All the blame that can be heaped upon the public and our magazine editors does not absolve the literary clergy from the share of harm they have contributed to the existing state of the American short story. The cheapest form of advertising and the most erudite and conscientious of our textbooks combine in the creation of a peculiar psychology that a story is some concoction that any one might learn to make up by mere exertion. Here is a typical advertisement appearing on the back page of a current magazine:

HOW I MADE $350.00 ON ONE SHORT STORY And How I Learned To Write, In Only a Few Evenings, Stories That Actually Sell Themselves.

Then follows a full-page testimony of some one who has made a great success of story-writing by spending the small sum of $5 on the course advertised. The course itself was prepared by a leading professor in a leading eastern university and whose name is well-known in the literary world. And almost every important textbook on the subject abounds in statements such as the following taken from one of the most intelligent works: “the events which go to make up a fictional plot are artificially arranged so as to bring about a particular result,”[29] besprinkled with numerous analogies to the various trades and professions and how long it takes for the average apprentice to become an accomplished artizan. The psychology of tricks and twists and points is foisted upon the writer, the reader, the editor. By constant repetition we ourselves begin to acquire it, if we had it not when we started....

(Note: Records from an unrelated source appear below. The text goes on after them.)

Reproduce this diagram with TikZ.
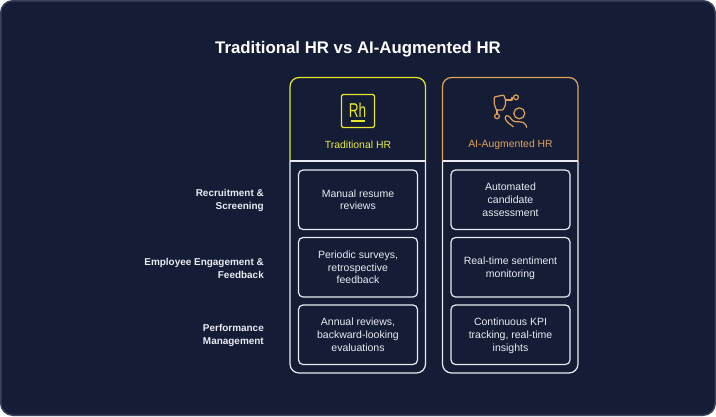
\documentclass[tikz,border=0pt]{standalone}
\usepackage{fontspec}
\setmainfont{Liberation Sans}
\usepackage{tikz}
\usetikzlibrary{calc}
\usetikzlibrary{positioning}
\definecolor{bgblue}{HTML}{141C36}
\definecolor{edgeblue}{HTML}{3A4259}
\definecolor{tradyellow}{HTML}{E8E82A}
\definecolor{aiorange}{HTML}{E0A25A}
\definecolor{softwhite}{HTML}{E9ECF2}
\tikzset{
  rowlabel/.style={text=softwhite, font=\fontsize{9.95}{12.7}\selectfont\bfseries, align=right, anchor=east, inner sep=0pt},
  cellbox/.style={draw=softwhite, line width=1.2pt, rounded corners=4.5pt, minimum width=119pt, minimum height=59.5pt, inner sep=0pt, outer sep=0pt, text=softwhite, font=\fontsize{10.5}{12.7}\selectfont, align=center, text depth=0pt},
  headlabel/.style={font=\fontsize{10.4}{12}\selectfont, inner sep=0pt},
  panelline/.style={line width=1.2pt, rounded corners=9pt}
}
\begin{document}
\begin{tikzpicture}[x=1pt, y=-1pt]
  \useasboundingbox (0,0) rectangle (716,416);
  % page
  \fill[white] (0,0) rectangle (716,416);
  \draw[fill=bgblue, draw=edgeblue, line width=1.5pt, rounded corners=12pt] (0.75,0.75) rectangle (715.25,415.25);
  \node[text=white, font=\fontsize{16.8}{20}\selectfont\bfseries, inner sep=0pt] (title) at (358,49) {Traditional HR vs AI-Augmented HR};

  % left column
  \draw[panelline, softwhite] (290,161) -- (290,373) -- (425.5,373) -- (425.5,161);
  \draw[panelline, tradyellow] (290,161) -- (290,77.5) -- (425.5,77.5) -- (425.5,161);
  \draw[softwhite, line width=1.2pt] (290,161) -- (425.5,161);
  \node[cellbox] (manual) at (358,199.75) {Manual resume\\reviews};
  \node[cellbox, below=8pt of manual] (periodic) {Periodic surveys,\\retrospective\\feedback};
  \node[cellbox, below=8pt of periodic] (annual) {Annual reviews,\\backward-looking\\evaluations};
  \node[headlabel, text=tradyellow!85!white] (tradhead) at (358,145) {Traditional HR};

  % right column
  \draw[panelline, softwhite] (442.5,161) -- (442.5,373) -- (578,373) -- (578,161);
  \draw[panelline, aiorange] (442.5,161) -- (442.5,77.5) -- (578,77.5) -- (578,161);
  \draw[softwhite, line width=1.2pt] (442.5,161) -- (578,161);
  \node[cellbox, right=33.5pt of manual] (automated) {Automated\\candidate\\assessment};
  \node[cellbox, below=8pt of automated] (sentiment) {Real-time sentiment\\monitoring};
  \node[cellbox, below=8pt of sentiment] (kpi) {Continuous KPI\\tracking, real-time\\insights};
  \node[headlabel, text=aiorange] (aihead) at (510.5,145) {AI-Augmented HR};

  % row labels
  \node[rowlabel] (recruit) at (264,200.75) {Recruitment \&\\Screening};
  \node[rowlabel] (engage) at (264,268.25) {Employee Engagement \&\\Feedback};
  \node[rowlabel] (perform) at (264,335.75) {Performance\\Management};

  % Rh icon
  \draw[tradyellow, line width=1.2pt, rounded corners=1.5pt] (341.5,94.5) rectangle (374.5,127.5);
  \node[text=tradyellow, font=\fontsize{20}{20}\selectfont, inner sep=0pt] (rh) at (357.5,110.5) {\scalebox{0.68}[1]{Rh}};
  \draw[tradyellow, line width=1.2pt] (350.5,121) -- (365,121);

  % AI icon
  \begin{scope}[aiorange, line width=1.2pt, line cap=round, line join=round]
    \draw[rounded corners=0.8pt] (494.3,97) -- (503.7,95) -- (505.5,99.7) -- (505.5,104.7) -- (503,110) -- (496.3,110) -- (494.3,104) -- cycle;
    \draw (505.5,100) -- (512,100) -- (512,97.3) -- (513.5,97.3);
    \draw (516,97.3) circle (2.4);
    \draw (497,110) -- (497,113.8);
    \draw (497,116.3) circle (2.4);
    \draw (519.3,113.3) circle (5.5);
    \draw[rounded corners=2.5pt] (526.7,127.3) -- (525.3,123.3) -- (520.7,121.7) -- (513.3,121.7) -- (508.3,115) -- (504.3,116.7) -- (506.7,121.7) -- (513.3,126.7);
  \end{scope}
\end{tikzpicture}
\end{document}
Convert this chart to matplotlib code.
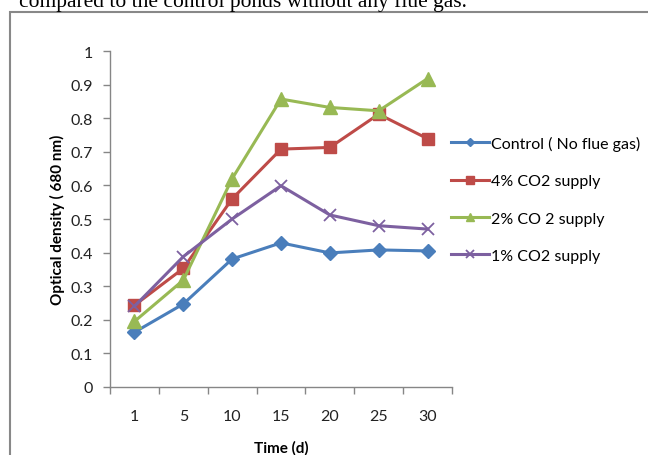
import numpy as np
import matplotlib.pyplot as plt
from matplotlib.patches import Rectangle

# optical density readings over the culture period
days = ['1', '5', '10', '15', '20', '25', '30']
control = [0.163, 0.247, 0.381, 0.429, 0.399, 0.408, 0.405]
co2_4 = [0.243, 0.353, 0.560, 0.708, 0.713, 0.812, 0.739]
co2_2 = [0.195, 0.318, 0.620, 0.857, 0.832, 0.822, 0.918]
co2_1 = [0.240, 0.388, 0.500, 0.599, 0.512, 0.480, 0.470]
names = ['Control ( No flue gas)', '4% CO2 supply', '2% CO 2 supply', '1% CO2 supply']

plt.rcParams['font.family'] = ['Lato', 'DejaVu Sans']

fig = plt.figure(figsize=(6.48, 4.56), dpi=100)

# caption line from the page, cut by the top edge
fig.text(0.03, 1 - 7 / 456, 'compared to the control ponds without any flue gas.',
         family='Liberation Serif', fontsize=15.5, va='baseline', ha='left')
# chart frame
fig.patches.append(Rectangle((10 / 648, -0.05), 1.2, 1 - 13 / 456 + 0.05,
                             transform=fig.transFigure, fill=False,
                             edgecolor='#888888', linewidth=1.5))

ax = fig.add_axes([110 / 648, 68 / 456, 342 / 648, 336 / 456])
x = np.arange(len(days))

ax.plot(x, control, color='#4a7ebb', marker='D', markersize=7.5, linewidth=2.2, label=names[0])
ax.plot(x, co2_4, color='#be4b48', marker='s', markersize=8.5, linewidth=2.2, label=names[1])
ax.plot(x, co2_2, color='#98b954', marker='^', markersize=9.5, linewidth=2.2, label=names[2])
ax.plot(x, co2_1, color='#7d60a0', marker='x', markersize=8.5, markeredgewidth=1.3,
        linewidth=2.2, label=names[3])

ax.set_xlim(-0.5, len(days) - 0.5)
ax.set_ylim(0, 1)
ax.set_yticks(np.arange(0, 1.01, 0.1))
ax.set_yticklabels(['0', '0.1', '0.2', '0.3', '0.4', '0.5', '0.6', '0.7', '0.8', '0.9', '1'])
ax.set_xticks(x)
ax.set_xticklabels(days)
ax.set_xticks(np.arange(-0.5, len(days)), minor=True)
ax.tick_params(axis='x', which='major', length=0, pad=16, labelsize=11.5, colors='#222222')
ax.tick_params(axis='x', which='minor', length=5, color='#868686', width=1)
ax.tick_params(axis='y', length=5, color='#868686', width=1, labelsize=11.5, colors='#222222', pad=7)
for s in ['top', 'right']:
    ax.spines[s].set_visible(False)
for s in ['left', 'bottom']:
    ax.spines[s].set_color('#868686')
    ax.spines[s].set_linewidth(1)

ax.set_xlabel('Time (d)', fontsize=11, fontweight='bold', labelpad=12)
ax.set_ylabel('Optical density ( 680 nm)', fontsize=11, fontweight='bold', labelpad=4)

ax.legend(loc='upper left', bbox_to_anchor=(451 / 648, 1 - 137 / 456),
          bbox_transform=fig.transFigure, frameon=False, fontsize=11.5,
          handlelength=2.4, handletextpad=0.1, labelspacing=1.45, markerscale=0.6,
          borderaxespad=0, borderpad=0)

fig.savefig('out.png', dpi=100)
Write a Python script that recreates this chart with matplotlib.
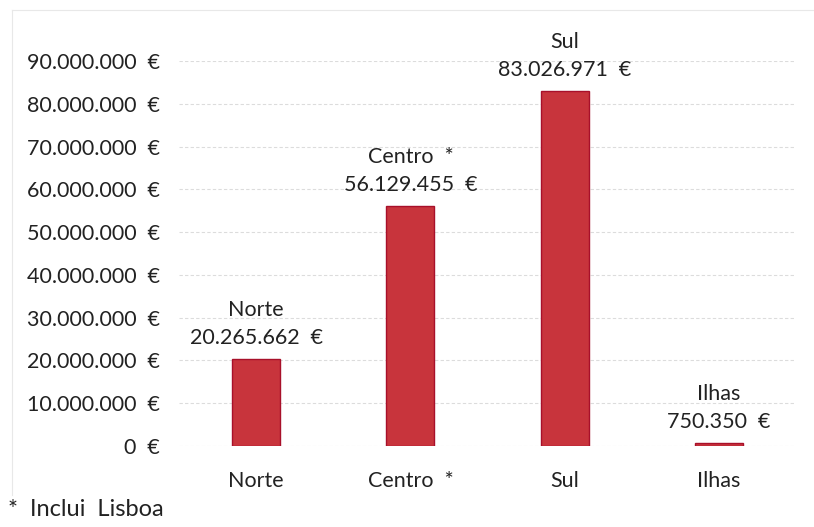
import matplotlib
matplotlib.use("Agg")
import matplotlib.pyplot as plt
from matplotlib.ticker import FuncFormatter, MultipleLocator

categories = ["Norte", "Centro  *", "Sul", "Ilhas"]
values = [20265662, 56129455, 83026971, 750350]
bar_titles = ["Norte", "Centro  *", "Sul", "Ilhas"]

def fmt_eur(v):
    s = f"{int(round(v)):,}".replace(",", ".")
    return f"{s}  €"

plt.rcParams['font.family'] = ['Lato', 'DejaVu Sans']
fig = plt.figure(figsize=(8.14, 5.27), dpi=100)
ax = fig.add_axes([179/814, 1 - 446/527, 617/814, (446-61)/527])

x = list(range(len(categories)))
ax.bar(x, values, width=0.31, color="#C8343C", edgecolor="#A8102A", linewidth=1.0, zorder=3)
ax.set_xlim(-0.5, 3.5)
ax.set_ylim(0, 90000000)
ax.yaxis.set_major_locator(MultipleLocator(10000000))
ax.yaxis.set_major_formatter(FuncFormatter(lambda v, p: fmt_eur(v)))
ax.set_xticks(x)
ax.set_xticklabels(categories)
ax.tick_params(axis='both', length=0, labelsize=15.5, colors="#222222")
ax.tick_params(axis='y', pad=13.5)
ax.tick_params(axis='x', pad=18)
ax.grid(axis='y', color="#dcdcdc", linewidth=0.8, linestyle=(0, (3, 2)), zorder=0)
for s in ax.spines.values():
    s.set_visible(False)

for xi, v, t in zip(x, values, bar_titles):
    ax.annotate(f"{t}\n{fmt_eur(v)}", (xi, v), xytext=(0, 8), textcoords="offset points",
                ha="center", va="bottom", fontsize=15.5, color="#222222", linespacing=1.5)

fig.text(8/814, 1 - 510/527, "*  Inclui  Lisboa", fontsize=17, color="#222222", va="center", ha="left")

# faint outer frame
fig.add_artist(plt.Line2D([12/814, 1], [1 - 10/527, 1 - 10/527], color="#e8e8e8", lw=0.8, transform=fig.transFigure))
fig.add_artist(plt.Line2D([12/814, 12/814], [1 - 10/527, 1 - 495/527], color="#e8e8e8", lw=0.8, transform=fig.transFigure))

fig.savefig("out.png", dpi=100)
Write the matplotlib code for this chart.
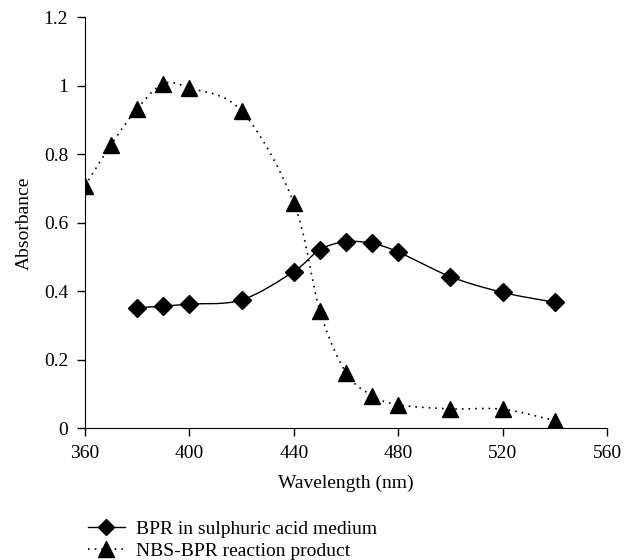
import numpy as np
import matplotlib.pyplot as plt

plt.rcParams["font.family"] = ["Liberation Serif", "DejaVu Serif"]
plt.rcParams["font.size"] = 14

# absorbance spectra
wl_bpr = [380, 390, 400, 420, 440, 450, 460, 470, 480, 500, 520, 540]
abs_bpr = [0.352, 0.357, 0.363, 0.375, 0.458, 0.522, 0.545, 0.540, 0.515, 0.443, 0.397, 0.368]

wl_nbs = [360, 370, 380, 390, 400, 420, 440, 450, 460, 470, 480, 500, 520, 540]
abs_nbs = [0.708, 0.828, 0.933, 1.006, 0.994, 0.927, 0.659, 0.343, 0.163, 0.096, 0.069, 0.057, 0.056, 0.023]


def smooth(x, y, n=30):
    # catmull-rom curve through the points, like excel's smoothed lines
    x = np.asarray(x, float)
    y = np.asarray(y, float)
    px = np.concatenate([[2 * x[0] - x[1]], x, [2 * x[-1] - x[-2]]])
    py = np.concatenate([[2 * y[0] - y[1]], y, [2 * y[-1] - y[-2]]])
    xs, ys = [], []
    t = np.linspace(0, 1, n)
    for i in range(1, len(px) - 2):
        for p, out in ((px, xs), (py, ys)):
            p0, p1, p2, p3 = p[i - 1], p[i], p[i + 1], p[i + 2]
            out.append(0.5 * (2 * p1 + (-p0 + p2) * t
                              + (2 * p0 - 5 * p1 + 4 * p2 - p3) * t ** 2
                              + (-p0 + 3 * p1 - 3 * p2 + p3) * t ** 3))
    return np.concatenate(xs), np.concatenate(ys)


fig = plt.figure(figsize=(6.24, 5.6), dpi=100)
ax = fig.add_axes([0.136, 0.235, 0.837, 0.734])

sx, sy = smooth(wl_bpr, abs_bpr)
ax.plot(sx, sy, color="black", lw=1.0)
ax.plot(wl_bpr, abs_bpr, ls="none", marker="D", ms=9, color="black")
tx, ty = smooth(wl_nbs, abs_nbs)
ax.plot(tx, ty, color="black", lw=1.2, ls=(0, (1, 3)))
ax.plot(wl_nbs, abs_nbs, ls="none", marker="^", ms=12, color="black")

# legend proxies
ax.plot([], [], color="black", lw=1.0, marker="D", ms=8, label="BPR in sulphuric acid medium")
ax.plot([], [], color="black", lw=1.2, ls=(0, (1, 3)), marker="^", ms=11, label="NBS-BPR reaction product")
handles, labels = ax.get_legend_handles_labels()
fig.legend(handles, labels, loc="upper left", bbox_to_anchor=(0.125, 0.088),
           frameon=False, handlelength=1.9, labelspacing=0.22, handletextpad=0.6,
           borderpad=0.0)

ax.set_xlim(360, 560)
ax.set_ylim(0, 1.2)
ax.set_xticks([360, 400, 440, 480, 520, 560])
ax.set_yticks([0, 0.2, 0.4, 0.6, 0.8, 1.0, 1.2])
ax.set_yticklabels(["0", "0.2", "0.4", "0.6", "0.8", "1", "1.2"])
ax.spines["top"].set_visible(False)
ax.spines["right"].set_visible(False)
ax.tick_params(direction="out", length=6, width=1, pad=6)
ax.set_xlabel("Wavelength (nm)", labelpad=9)
ax.set_ylabel("Absorbance", labelpad=8)

fig.savefig("out.png", dpi=100)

And yet this short volume is not wholly pessimistic. I would not want to leave that impression. For as already stated there have always been writers with a real touch of divine afflatus who have never paid any attention either to our psychology or to our tricks, or to our inhibitions. “Every fine artist in American fiction will be seen to have discarded both the technical and moral pattern of the magazine tradition and to have developed one of his own.”[30] And the number of these heretics is growing—much faster than some of us are aware. They suffer obscurity and often poverty as all great heretics always have suffered, but they have the fortitude of their calling. Let us listen to the confession of one of them:

“... However, you know that the short-story form has become among us very much what I call corrupt. Publishers of short stories sought what they called the story with a kick in it. Plots for short stories were found and about these plots our writers sought to hang a semblance of reality to life. The plot, however, being uppermost in the writers’ minds, what we got was a snappy, entertaining, artificial thing, forgotten completely an hour after it was read.

“Perhaps because of a native laziness, I found myself unable to think up plots. To try to do so bored me unspeakably. On the other hand, there were all about me human beings living their lives and in the process of doing so creating drama....

“I have tried to clutch at it and reproduce in writing some of that drama....”[31]

When the problem involved is what to tell, the sharpening of the faculty of seeing what is worth while, the problem of how to tell becomes of secondary importance. In fact the same literary heretic believes that “An impulse needs but be strong enough to break through the lack of technical training ... technical training might well destroy the impulse....”[32]

Along with the author of “Winesburg, Ohio,” and “The Triumph of the Egg,” there are a host of other writers freshly reacting to life and honestly striving to embody their reactions into stories. It is strange to us, accustomed as we are to clever artificiality, it is even grotesque—this simplicity, naturalness, and daring, but it marks the birth of the American short story—that colorful short form which is destined to become the most perfect artistic expression of our national life. After all, to the true artist the public is no problem, it being composed primarily of himself alone. As Sherwood Anderson expressed it in another passage of the interview quoted above: “I would like a little to understand myself in this mixup, and I am writing with that end in view.” The curse of catering to the public has been a fallacy as great as that of our technique; we have assumed that fiction is made to order for a public, just as we have taught that technique comes first and story substance next. The great writers have all come before their public and have had to wait for the public to catch up with them, but if they hadn’t come first the public would never have caught up. We in America have always striven to give the public what it has wanted, but even in America the time is fast coming when the gracious public will be inquiring what stories our potent writers have to tell. But not until our writers realize fully that “The public is composed of numerous groups crying out: Console me, amuse me, sadden me, touch me, make me dream, laugh, shudder, weep, think. But the fine spirit says to the artist: Make something beautiful in the form that suits you, according to your personal temperament.”[33] This fine spirit is now becoming evident; it is working its way to the surface.

In this period of awakening, of the real birth of American literature, the genuine educator, always an open-minded student, can do no better than revaluate all his acceptances, all his hardened dogmas, all his hereditary literary and educational truths. If he is to help the confused multitude, baffled by a sudden consciousness of the phenomena of existence, to literary self-expression, he must first realize that no formulas are of any avail in the crises of life and therefore are of no avail in literature, the artistic emanation or transmutation of life. He must stimulate thought and independence of thought—even to the point of experimentation—for in such ways have all great contributions to the world’s cultural treasury been made. He must cultivate a genuine love of literature rather than of its usual incentive, the emoluments involved, whatever they be, and a critical appreciation of literary values. Thus he may become a positive force in the chariot of our literary progress—a leader, a driver, a discoverer.